Product Announcements

Beaconing Demystified: Using Beaconing to Detect Link Failures

Beaconing is one of those features that often confuses even
the most experienced networking admin.


Shudong Zhou, one of our senior engineers, recently posted
an entry on the internal blog explaining how it works and how you might use it.
He gave me permission to cut and paste his entry. Here it is …


Beaconing is a
software solution for detecting link failures downstream from the physical
switch.ESX provides a simple and elegant teaming solution. All uplinks
connected to a vswitch are assumed to connect to the same physical network
(same broadcast domain) so they are all equivalent. Users can configure a list
of active and standby uplinks for traffic to go out of the ESX host. If a link
fails, the adapter driver detects it and marks the uplink as failed and stops
using this uplink. Existing traffic will fail over to a standby uplink or
redistributed to the remaining team members.

If a downstream
link beyond the immediate physical port fails, the adapter driver obviously cannot
detect it. This causes existing VMs using the uplink to lost network
connectivity. The proper way to solve this problem is to enable Link State Tracking on the physical switch so that
the adapter driver can see the failure. If the physical switch does not support
Link State Tracking, beaconing provides a software alternative. Beaconing
works as follows:

periodically broadcast beacon packets out of all uplinks in a team. The
physical switch is expected to forward all packets to other ports on the same
broadcast domain. Hence, a team member is expected to see beacon packets from
other team members. If an uplink fails to receive any beacon packets (actually
missing 3 consecutive packets), we mark it bad. The failure can be due to the
immediate link or a downstream link. With 3 or more uplinks in a team, we can
pin point failures of a single uplink. With 2 uplinks in a team, we can detect
downstream link failure, but we don't know which one is good and which bad.

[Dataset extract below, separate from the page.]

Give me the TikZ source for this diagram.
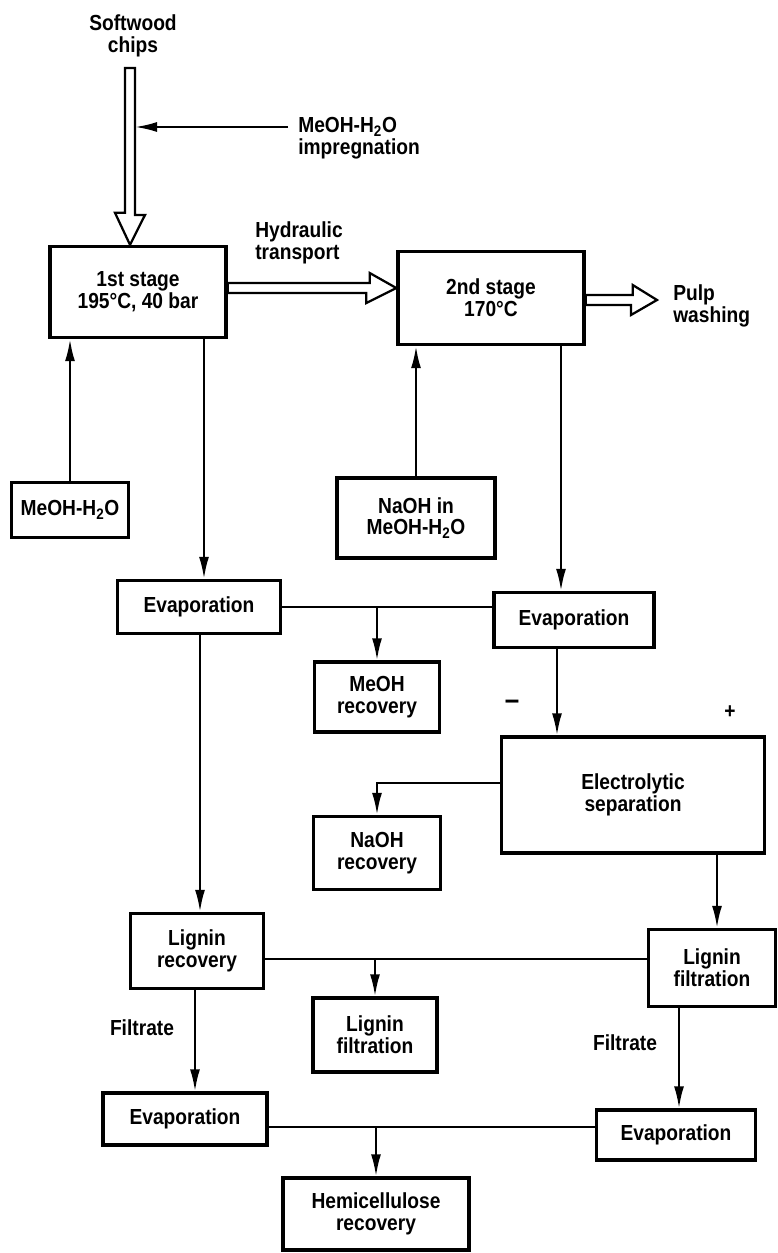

behavior when a beaconing failure is detected is as follows:

  1. If two or more
    uplinks receive beacons from each other, those uplinks are considered good.
    We stop
    using uplinks which do not receive any beacon packets.
  2. On ESX 3.5, if
    no uplink receives beacon packets, traffic is sent to all uplinks (shotgun
    mode). If a team has two uplinks, any link failure will result in all packets
    being sent to both uplinks.
  3. On a future
    edition of ESX, we intend to make an additional improvement. If no uplink
    receives beacon packets, traffic is only sent to uplinks whose link status is
    “up”. If a team has two uplinks and one uplink experiences a failure in its
    immediate link, traffic will be sent out to the other uplink. This saves some
    CPU cycles.

When should one
enable beaconing? When you are concerned that downstream link failures may impact availability and there is no
Link State Tracking on the physical switch. Ideally, you should have 3 or more
uplinks in the team (active + standby). But you can enable beaconing with 2
uplinks. Some customers don't like the shotgun mode on failure (see #2 above),
that's a trade off you should make against some VM losing connection right away.